Examples of cause and effect relationships could be animals that have better camouflage coloration than other animals may be more likely to survive and therefore more likely to leave offspring.
Life Sciences: 5-LS-2.4
Develop a model to describe the movement of matter among plants, animals, decomposers, and the environment.
Supporting Content
The food of almost any kind of animal can be traced back to plants. Organisms are related in food webs in which some animals eat plants for food and other animals eat the animals that eat plants… Decomposition eventually restores (recycles) some materials back to the soil. Organisms can survive only in environments in which their particular needs are met. A healthy ecosystem is one in which multiple species of different types are each able to meet their needs in a relatively stable web of life.
Sixth Grade - Middle School
Life Sciences: MS-LS-4.4
Construct an explanation based on evidence that describes how genetic variations of traits in a population increase some individuals' probability of surviving and reproducing in a specific environment.
Supporting Content
Natural selection leads to the predominance of certain traits in a population, and the suppression of others.
Emphasis is on using concepts of natural selection in animals, such as overproduction of offspring, passage of time, variation in a population, selection of favorable traits, and heritability of traits.
Life Sciences: MS-LS-2.6
Design and evaluate solutions for maintaining biodiversity and ecosystem services.
Supporting Content
Biodiversity describes the variety of species found in Earth's terrestrial and oceanic ecosystems.
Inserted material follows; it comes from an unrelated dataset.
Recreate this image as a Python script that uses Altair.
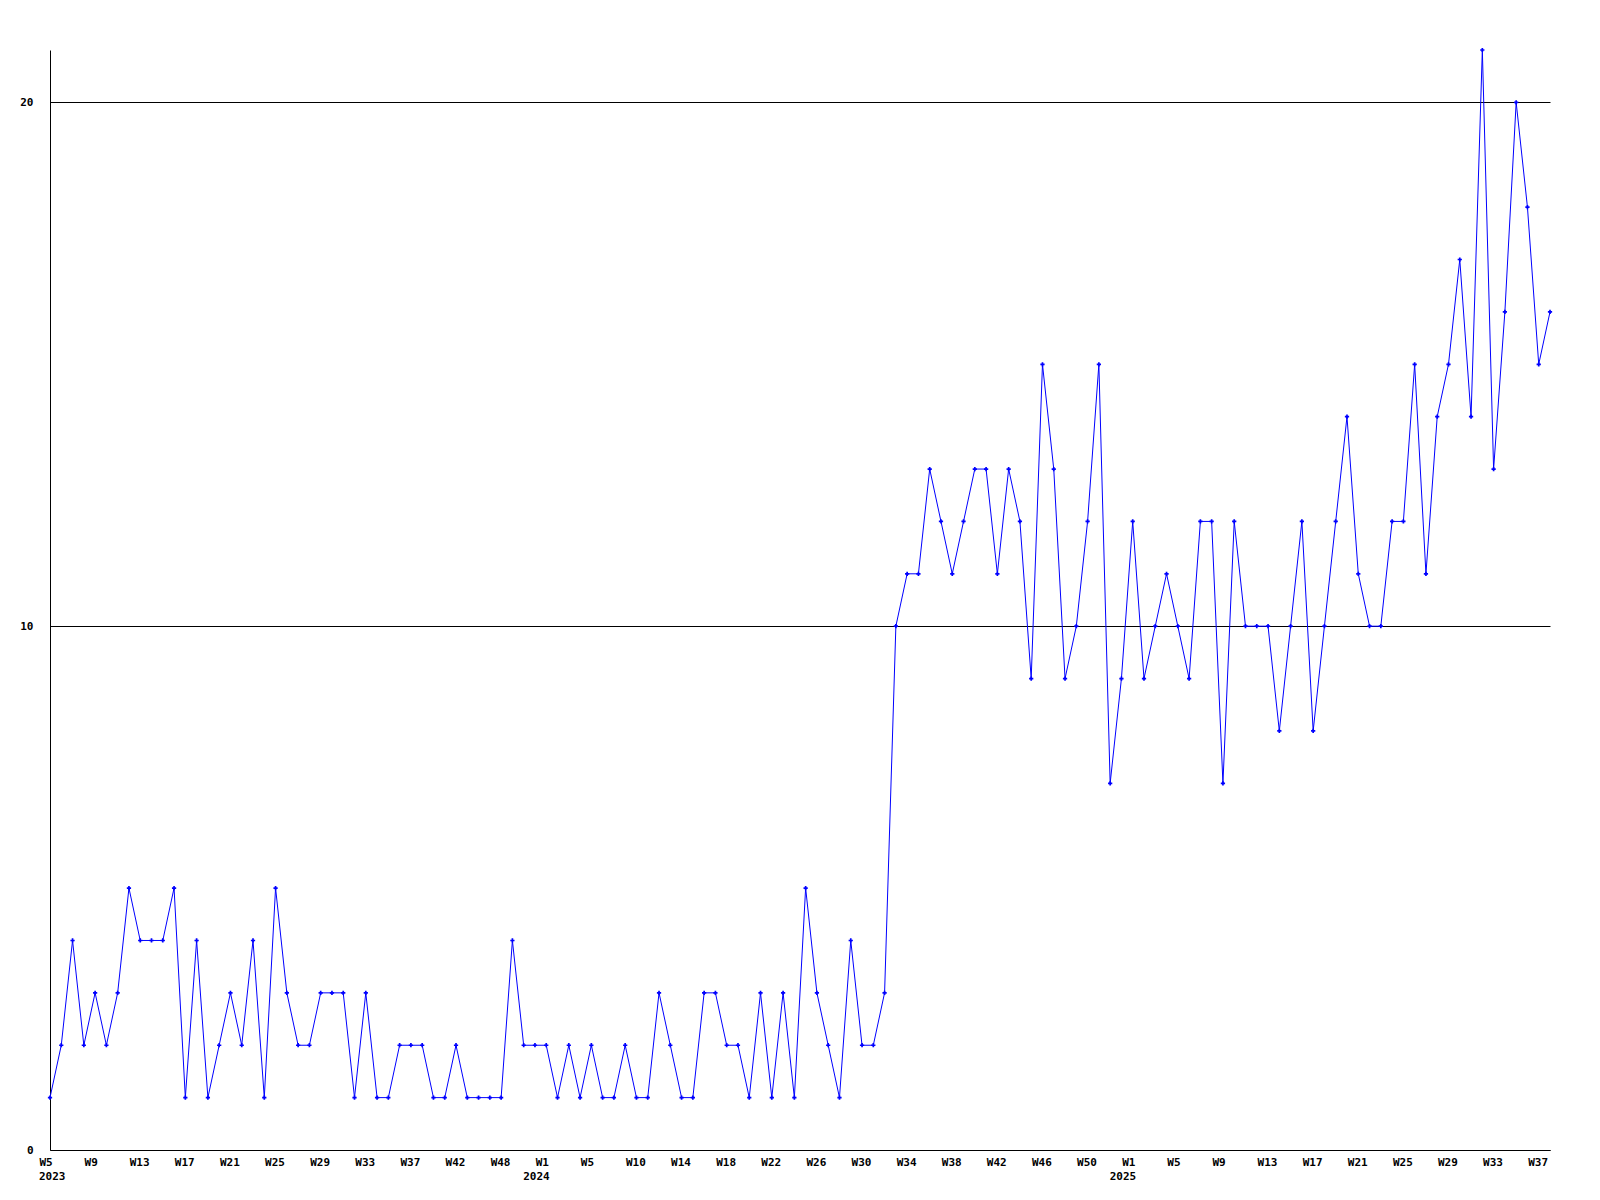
import json
import altair as alt
import pandas as pd

# Weekly counts, 2023 W5 .. 2025 W38 (one value per plotted point)
values = [
    1, 2, 4, 2, 3, 2, 3, 5, 4, 4, 4, 5, 1, 4, 1, 2, 3, 2, 4, 1, 5, 3, 2, 2,
    3, 3, 3, 1, 3, 1, 1, 2, 2, 2, 1, 1, 2, 1, 1, 1, 1, 4, 2, 2, 2, 1,
    2, 1, 2, 1, 1, 2, 1, 1, 3, 2, 1, 1, 3, 3, 2, 2, 1, 3, 1, 3, 1, 5, 3, 2,
    1, 4, 2, 2, 3,
    10, 11, 11, 13, 12, 11, 12, 13, 13, 11, 13, 12, 9, 15, 13, 9, 10, 12, 15,
    7, 9, 12, 9, 10, 11, 10, 9, 12, 12, 7,
    12, 10, 10, 10, 8, 10, 12, 8, 10, 12, 14, 11, 10, 10, 12, 12, 15, 11, 14,
    15, 17, 14, 21, 13, 16, 20, 18, 15, 16,
]

# Tick labels, one every 4 points
week_labels = [
    "W5", "W9", "W13", "W17", "W21", "W25", "W29", "W33", "W37", "W42", "W48",
    "W1", "W5", "W10", "W14", "W18", "W22", "W26", "W30", "W34", "W38", "W42",
    "W46", "W50",
    "W1", "W5", "W9", "W13", "W17", "W21", "W25", "W29", "W33", "W37",
]
year_names = ["2023", "2024", "2025"]
year_index = [0, 44, 96]
y_ticks = [0, 10, 20]

df = pd.DataFrame({"idx": list(range(len(values))), "count": values})
years = pd.DataFrame({"idx": year_index, "year": year_names})

FONT = "DejaVu Sans Mono"
label_expr = json.dumps(week_labels) + "[round(datum.value / 4)]"

x_scale = alt.Scale(domain=[0, len(values) - 1], nice=False, zero=False)
y_scale = alt.Scale(domain=[0, 21], nice=False, zero=True)

x_axis = alt.Axis(
    values=list(range(0, len(values), 4)),
    labelExpr=label_expr,
    ticks=False,
    grid=False,
    labelAlign="left",
    labelBaseline="top",
    labelOffset=-11,
    labelPadding=6,
    labelFlush=False,
    labelOverlap=False,
    labelBound=False,
    labelFont=FONT,
    labelFontWeight="bold",
    labelFontSize=11,
    labelColor="black",
    domainColor="black",
    domainWidth=1,
    title=None,
)
y_axis = alt.Axis(
    values=y_ticks,
    ticks=False,
    grid=True,
    gridColor="black",
    gridOpacity=1,
    gridWidth=1,
    labelPadding=17,
    labelFont=FONT,
    labelFontWeight="bold",
    labelFontSize=11,
    labelColor="black",
    domainColor="black",
    domainWidth=1,
    title=None,
)

base = alt.Chart(df)
line = base.mark_line(color="#0000ff", strokeWidth=1).encode(
    x=alt.X("idx:Q", scale=x_scale, axis=x_axis),
    y=alt.Y("count:Q", scale=y_scale, axis=y_axis),
)
pts = base.mark_point(
    shape="cross", filled=True, size=18, color="#0000ff", opacity=1
).encode(x="idx:Q", y="count:Q")

year_text_style = dict(
    align="left", baseline="middle", font=FONT, fontWeight="bold",
    fontSize=11, color="black",
)
yr_first = (
    alt.Chart(years)
    .transform_filter("datum.idx == 0")
    .mark_text(dx=-11, **year_text_style)
    .encode(x="idx:Q", y=alt.value(1127), text="year:N")
)
yr_rest = (
    alt.Chart(years)
    .transform_filter("datum.idx > 0")
    .mark_text(dx=-23, **year_text_style)
    .encode(x="idx:Q", y=alt.value(1127), text="year:N")
)

chart = (
    alt.layer(line, pts, yr_first, yr_rest)
    .properties(
        width=1500,
        height=1100,
        autosize=alt.AutoSizeParams(type="none"),
        padding={"left": 42, "top": 42, "right": 42, "bottom": 50},
        background="white",
    )
    .configure_view(stroke=None)
)

chart.save("out.html", embed_options={"renderer": "svg", "actions": False})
The completeness or integrity of an ecosystem's biodiversity is often used as a measure of its health.
Changes in biodiversity can influence humans’ resources, such as food, energy, and medicines, as well as ecosystem services that humans rely on - for example, water purification and recycling.
Life Sciences: MS-LS-2.3
Develop a model to describe the cycling of matter and flow of energy among living and nonliving parts of an ecosystem.
Supporting Content
Food webs are models that demonstrate how matter and energy is transferred between producers, consumers, and decomposers as the three groups interact within an ecosystem. Transfers of matter into and out of the physical environment occur at every level. The atoms that make up the organisms in an ecosystem are cycled repeatedly between the living and nonliving parts of the ecosystem.
Life Sciences: MS-LS-2.2
Construct an explanation that predicts patterns of interactions among organisms across multiple ecosystems.
Supporting Content
Similarly, predatory interactions may reduce the number of organisms or eliminate whole populations of organisms. Mutually beneficial interactions, in contrast, may become so interdependent that each organism requires the other for survival. Although the species involved in competitive, predatory, and mutually beneficial interactions vary across ecosystems, the patterns of interactions of organisms with their environments are shared.
Emphasis is on predicting consistent patterns of interactions in different ecosystems in terms of the relationships among and between organisms.
Life Sciences: MS-LS-2.1
Analyze and interpret data to provide evidence for the effects of resource availability on organisms and populations of organisms in an ecosystem.
Supporting Content
Organisms, and populations of organisms, are dependent on their environmental interactions both with other living things and with nonliving factors.
In any ecosystem, organisms and populations with similar requirements for food, water, oxygen, or other resources may compete with each other for limited resources, access to which consequently constrains their growth and reproduction.
Growth of organisms and population increases are limited by access to resources.
Life Sciences: MS-LS-1.3
Make a claim supported by evidence for how a living organism is a system of interacting subsystems composed of groups of cells.
Supporting Content
In multicellular animals, the body is a system of multiple interacting subsystems. These subsystems are groups of cells that work together to form tissues. Tissues form organs that are specialized for particular body functions.